§ Input
-- -- --
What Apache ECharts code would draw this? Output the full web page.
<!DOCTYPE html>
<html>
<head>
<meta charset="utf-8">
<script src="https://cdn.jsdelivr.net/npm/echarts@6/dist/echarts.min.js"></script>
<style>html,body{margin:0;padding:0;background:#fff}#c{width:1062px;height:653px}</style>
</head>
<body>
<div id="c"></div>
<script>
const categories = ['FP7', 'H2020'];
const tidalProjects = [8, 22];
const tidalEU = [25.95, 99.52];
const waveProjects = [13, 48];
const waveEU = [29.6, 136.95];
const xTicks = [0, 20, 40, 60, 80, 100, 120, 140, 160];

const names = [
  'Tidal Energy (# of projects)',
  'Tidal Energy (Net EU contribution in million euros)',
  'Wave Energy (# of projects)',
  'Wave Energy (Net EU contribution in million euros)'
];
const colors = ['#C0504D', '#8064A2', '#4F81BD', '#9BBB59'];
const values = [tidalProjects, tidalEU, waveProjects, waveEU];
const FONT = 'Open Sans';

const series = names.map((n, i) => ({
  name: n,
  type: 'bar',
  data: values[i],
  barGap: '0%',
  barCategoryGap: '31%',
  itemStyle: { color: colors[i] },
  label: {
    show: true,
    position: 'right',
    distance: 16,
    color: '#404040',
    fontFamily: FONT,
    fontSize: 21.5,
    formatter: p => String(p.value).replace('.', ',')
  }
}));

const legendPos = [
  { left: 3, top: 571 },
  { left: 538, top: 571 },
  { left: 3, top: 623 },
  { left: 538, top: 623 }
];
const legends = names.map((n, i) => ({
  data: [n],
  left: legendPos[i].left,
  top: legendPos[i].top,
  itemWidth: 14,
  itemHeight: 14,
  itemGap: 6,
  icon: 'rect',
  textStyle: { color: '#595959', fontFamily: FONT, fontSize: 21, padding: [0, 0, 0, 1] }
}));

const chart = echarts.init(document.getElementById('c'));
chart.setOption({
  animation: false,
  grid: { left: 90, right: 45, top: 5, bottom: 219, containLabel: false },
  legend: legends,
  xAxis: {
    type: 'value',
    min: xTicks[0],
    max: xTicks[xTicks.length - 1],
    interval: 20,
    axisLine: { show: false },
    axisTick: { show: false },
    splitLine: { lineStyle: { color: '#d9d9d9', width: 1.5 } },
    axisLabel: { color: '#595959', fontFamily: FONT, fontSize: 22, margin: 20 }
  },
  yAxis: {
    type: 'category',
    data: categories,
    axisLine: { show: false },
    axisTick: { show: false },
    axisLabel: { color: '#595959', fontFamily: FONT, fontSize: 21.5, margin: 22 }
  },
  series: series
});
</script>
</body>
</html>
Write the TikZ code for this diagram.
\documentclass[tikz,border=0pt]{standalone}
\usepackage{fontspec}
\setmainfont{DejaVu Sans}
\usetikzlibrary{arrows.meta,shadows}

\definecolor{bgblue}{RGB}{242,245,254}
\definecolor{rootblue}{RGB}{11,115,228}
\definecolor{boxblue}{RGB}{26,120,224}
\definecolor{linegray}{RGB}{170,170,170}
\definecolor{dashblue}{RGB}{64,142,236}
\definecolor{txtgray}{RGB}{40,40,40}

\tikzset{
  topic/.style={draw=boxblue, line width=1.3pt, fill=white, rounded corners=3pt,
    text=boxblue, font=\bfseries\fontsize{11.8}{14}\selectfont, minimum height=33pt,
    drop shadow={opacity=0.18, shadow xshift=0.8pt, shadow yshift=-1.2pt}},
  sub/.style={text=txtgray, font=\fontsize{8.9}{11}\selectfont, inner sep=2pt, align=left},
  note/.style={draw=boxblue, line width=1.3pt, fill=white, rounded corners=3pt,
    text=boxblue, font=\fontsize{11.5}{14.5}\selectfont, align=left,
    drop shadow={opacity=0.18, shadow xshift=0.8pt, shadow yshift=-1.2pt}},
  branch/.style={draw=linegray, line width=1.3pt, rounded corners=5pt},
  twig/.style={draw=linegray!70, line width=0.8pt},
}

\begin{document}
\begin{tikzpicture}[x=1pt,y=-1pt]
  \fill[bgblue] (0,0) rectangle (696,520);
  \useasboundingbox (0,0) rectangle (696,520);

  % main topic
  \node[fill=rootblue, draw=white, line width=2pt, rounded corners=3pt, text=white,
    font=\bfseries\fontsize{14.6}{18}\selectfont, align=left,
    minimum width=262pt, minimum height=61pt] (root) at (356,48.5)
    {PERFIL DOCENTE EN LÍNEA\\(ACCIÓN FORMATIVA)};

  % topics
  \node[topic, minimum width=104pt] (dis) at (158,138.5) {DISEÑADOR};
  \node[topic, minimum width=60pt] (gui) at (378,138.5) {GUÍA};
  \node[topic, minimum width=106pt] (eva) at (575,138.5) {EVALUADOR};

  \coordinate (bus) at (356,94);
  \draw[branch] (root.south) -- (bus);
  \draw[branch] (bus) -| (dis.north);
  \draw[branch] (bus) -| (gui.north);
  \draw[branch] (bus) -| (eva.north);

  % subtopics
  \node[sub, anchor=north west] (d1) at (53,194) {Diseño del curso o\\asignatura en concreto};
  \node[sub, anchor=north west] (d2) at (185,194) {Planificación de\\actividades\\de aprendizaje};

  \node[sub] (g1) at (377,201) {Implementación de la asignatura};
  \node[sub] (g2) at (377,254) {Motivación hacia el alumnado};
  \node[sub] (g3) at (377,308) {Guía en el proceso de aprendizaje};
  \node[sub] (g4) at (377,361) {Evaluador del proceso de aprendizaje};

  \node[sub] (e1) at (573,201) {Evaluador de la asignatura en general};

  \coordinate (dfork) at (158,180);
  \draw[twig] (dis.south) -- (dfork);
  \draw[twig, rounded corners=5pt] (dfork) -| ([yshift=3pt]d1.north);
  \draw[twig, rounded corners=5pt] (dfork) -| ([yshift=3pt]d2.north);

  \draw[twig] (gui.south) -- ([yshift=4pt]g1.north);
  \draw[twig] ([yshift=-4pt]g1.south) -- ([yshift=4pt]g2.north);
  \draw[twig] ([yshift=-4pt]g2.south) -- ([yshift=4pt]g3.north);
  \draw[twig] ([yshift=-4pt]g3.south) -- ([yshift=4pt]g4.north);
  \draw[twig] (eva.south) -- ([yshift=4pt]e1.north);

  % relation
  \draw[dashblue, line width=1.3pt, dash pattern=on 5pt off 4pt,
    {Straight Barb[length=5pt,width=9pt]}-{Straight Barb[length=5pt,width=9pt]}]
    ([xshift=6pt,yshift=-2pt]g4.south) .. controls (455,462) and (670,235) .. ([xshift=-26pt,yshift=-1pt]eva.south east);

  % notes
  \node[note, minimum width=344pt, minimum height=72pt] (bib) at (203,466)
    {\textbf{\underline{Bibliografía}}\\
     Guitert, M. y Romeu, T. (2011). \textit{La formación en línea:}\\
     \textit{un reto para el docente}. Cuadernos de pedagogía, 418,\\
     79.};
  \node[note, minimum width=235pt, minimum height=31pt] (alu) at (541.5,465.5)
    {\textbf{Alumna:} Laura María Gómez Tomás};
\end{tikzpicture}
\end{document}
-- -- --
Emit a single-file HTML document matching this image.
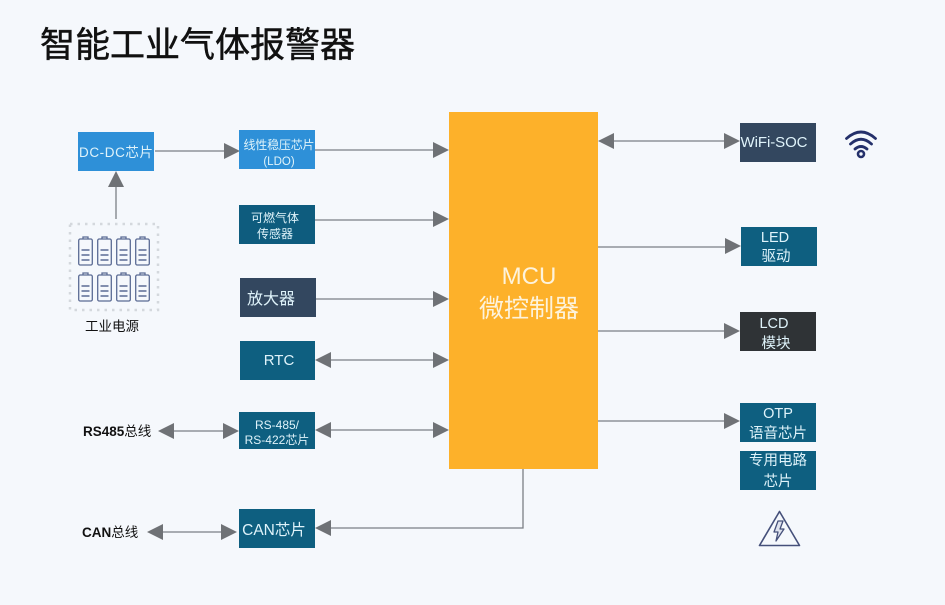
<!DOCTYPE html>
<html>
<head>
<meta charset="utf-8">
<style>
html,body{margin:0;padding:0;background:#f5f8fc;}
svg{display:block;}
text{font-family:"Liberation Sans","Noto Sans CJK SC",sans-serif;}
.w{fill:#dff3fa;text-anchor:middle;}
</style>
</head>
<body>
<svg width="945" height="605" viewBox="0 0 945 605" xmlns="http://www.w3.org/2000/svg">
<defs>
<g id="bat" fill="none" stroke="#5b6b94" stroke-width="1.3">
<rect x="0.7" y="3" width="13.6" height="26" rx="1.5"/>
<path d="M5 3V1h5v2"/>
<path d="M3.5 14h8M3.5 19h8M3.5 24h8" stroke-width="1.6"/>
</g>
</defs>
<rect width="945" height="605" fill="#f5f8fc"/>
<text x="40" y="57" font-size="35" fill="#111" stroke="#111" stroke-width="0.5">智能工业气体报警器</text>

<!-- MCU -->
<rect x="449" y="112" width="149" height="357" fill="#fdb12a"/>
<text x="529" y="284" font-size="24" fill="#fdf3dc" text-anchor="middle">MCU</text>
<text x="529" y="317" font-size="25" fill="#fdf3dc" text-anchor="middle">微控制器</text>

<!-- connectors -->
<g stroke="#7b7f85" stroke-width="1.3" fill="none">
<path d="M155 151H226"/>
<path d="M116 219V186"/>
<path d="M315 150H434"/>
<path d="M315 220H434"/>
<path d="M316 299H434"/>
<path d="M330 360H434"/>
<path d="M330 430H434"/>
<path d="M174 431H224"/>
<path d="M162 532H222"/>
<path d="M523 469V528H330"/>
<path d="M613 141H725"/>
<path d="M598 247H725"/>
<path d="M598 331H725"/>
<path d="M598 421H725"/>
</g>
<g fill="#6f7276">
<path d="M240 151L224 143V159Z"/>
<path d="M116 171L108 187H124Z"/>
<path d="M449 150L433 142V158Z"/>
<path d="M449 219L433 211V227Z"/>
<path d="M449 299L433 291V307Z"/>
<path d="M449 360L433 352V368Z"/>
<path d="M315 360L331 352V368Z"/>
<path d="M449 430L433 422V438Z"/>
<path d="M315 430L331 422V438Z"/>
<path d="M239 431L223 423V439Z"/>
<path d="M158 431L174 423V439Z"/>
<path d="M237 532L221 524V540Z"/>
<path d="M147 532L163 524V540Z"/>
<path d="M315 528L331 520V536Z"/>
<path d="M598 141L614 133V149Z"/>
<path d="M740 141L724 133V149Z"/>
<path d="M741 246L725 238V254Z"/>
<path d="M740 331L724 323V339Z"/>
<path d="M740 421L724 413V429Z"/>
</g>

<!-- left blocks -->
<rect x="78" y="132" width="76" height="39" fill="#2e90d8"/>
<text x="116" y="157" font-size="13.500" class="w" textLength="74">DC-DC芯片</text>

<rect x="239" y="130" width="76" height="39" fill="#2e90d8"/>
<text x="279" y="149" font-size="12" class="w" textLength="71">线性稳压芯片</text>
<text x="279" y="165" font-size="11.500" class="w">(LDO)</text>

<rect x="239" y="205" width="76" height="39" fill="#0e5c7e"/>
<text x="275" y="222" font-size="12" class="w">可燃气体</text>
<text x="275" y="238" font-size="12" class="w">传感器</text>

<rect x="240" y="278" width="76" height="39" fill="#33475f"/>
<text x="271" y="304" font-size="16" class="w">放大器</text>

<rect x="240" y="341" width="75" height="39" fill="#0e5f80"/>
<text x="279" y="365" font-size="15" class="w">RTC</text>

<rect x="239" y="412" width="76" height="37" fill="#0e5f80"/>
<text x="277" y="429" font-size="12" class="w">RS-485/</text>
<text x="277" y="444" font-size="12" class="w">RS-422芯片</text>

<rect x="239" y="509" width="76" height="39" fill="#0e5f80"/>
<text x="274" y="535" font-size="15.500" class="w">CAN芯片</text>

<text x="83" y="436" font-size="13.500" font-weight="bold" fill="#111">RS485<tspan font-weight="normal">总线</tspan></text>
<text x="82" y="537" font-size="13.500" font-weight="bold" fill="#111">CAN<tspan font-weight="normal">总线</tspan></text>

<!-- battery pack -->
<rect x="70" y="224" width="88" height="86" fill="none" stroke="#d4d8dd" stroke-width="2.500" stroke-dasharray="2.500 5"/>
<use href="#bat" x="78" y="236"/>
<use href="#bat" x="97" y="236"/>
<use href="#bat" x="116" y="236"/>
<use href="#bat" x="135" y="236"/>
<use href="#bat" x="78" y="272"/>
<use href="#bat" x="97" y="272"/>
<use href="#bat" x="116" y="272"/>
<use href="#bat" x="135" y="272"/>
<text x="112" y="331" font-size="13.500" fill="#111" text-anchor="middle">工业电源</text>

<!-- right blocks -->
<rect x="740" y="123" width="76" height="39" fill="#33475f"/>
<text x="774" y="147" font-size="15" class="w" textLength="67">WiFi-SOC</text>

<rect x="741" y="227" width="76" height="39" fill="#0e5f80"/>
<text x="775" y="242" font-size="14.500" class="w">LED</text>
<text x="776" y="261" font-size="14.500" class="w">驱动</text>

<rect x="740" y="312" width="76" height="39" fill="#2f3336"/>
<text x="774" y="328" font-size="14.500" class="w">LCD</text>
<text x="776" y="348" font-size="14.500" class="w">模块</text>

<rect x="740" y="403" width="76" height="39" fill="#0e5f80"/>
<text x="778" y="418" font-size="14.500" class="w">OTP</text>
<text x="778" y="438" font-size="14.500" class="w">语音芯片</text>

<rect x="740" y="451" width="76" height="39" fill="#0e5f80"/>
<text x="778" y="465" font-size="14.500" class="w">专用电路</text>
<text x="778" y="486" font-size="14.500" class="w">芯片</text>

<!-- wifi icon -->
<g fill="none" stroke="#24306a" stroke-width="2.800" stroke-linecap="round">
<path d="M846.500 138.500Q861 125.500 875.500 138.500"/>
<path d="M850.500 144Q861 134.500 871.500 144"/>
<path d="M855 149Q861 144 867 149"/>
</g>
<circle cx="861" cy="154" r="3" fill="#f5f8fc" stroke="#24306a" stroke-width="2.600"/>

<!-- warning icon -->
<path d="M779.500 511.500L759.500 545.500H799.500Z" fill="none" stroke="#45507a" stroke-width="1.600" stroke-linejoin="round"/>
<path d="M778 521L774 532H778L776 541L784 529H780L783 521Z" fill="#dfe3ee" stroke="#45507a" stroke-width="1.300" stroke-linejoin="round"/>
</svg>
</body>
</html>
-- -- --
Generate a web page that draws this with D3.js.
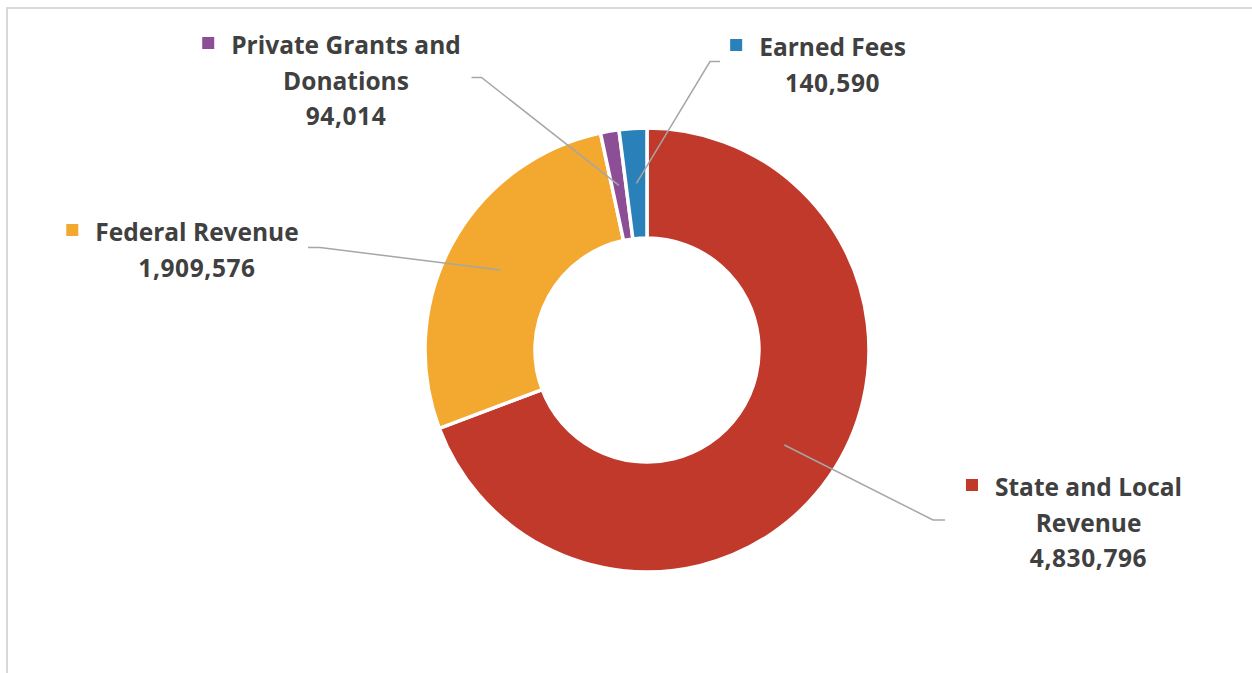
-- -- --
The first line to be transcribed is the one containing "What Apache ECharts", and the last is the one containing "const FONT = 'Open Sans';". Transcribe exactly those lines and nothing else.

§ Answer
What Apache ECharts code would draw this? Output the full web page.
<!DOCTYPE html>
<html>
<head>
<meta charset="utf-8">
<script src="https://cdn.jsdelivr.net/npm/echarts@6/dist/echarts.min.js"></script>
<style>html,body{margin:0;padding:0;background:#fff}#c{width:1062px;height:653px}</style>
</head>
<body>
<div id="c"></div>
<script>
const categories = ['FP7', 'H2020'];
const tidalProjects = [8, 22];
const tidalEU = [25.95, 99.52];
const waveProjects = [13, 48];
const waveEU = [29.6, 136.95];
const xTicks = [0, 20, 40, 60, 80, 100, 120, 140, 160];

const names = [
  'Tidal Energy (# of projects)',
  'Tidal Energy (Net EU contribution in million euros)',
  'Wave Energy (# of projects)',
  'Wave Energy (Net EU contribution in million euros)'
];
const colors = ['#C0504D', '#8064A2', '#4F81BD', '#9BBB59'];
const values = [tidalProjects, tidalEU, waveProjects, waveEU];
const FONT = 'Open Sans';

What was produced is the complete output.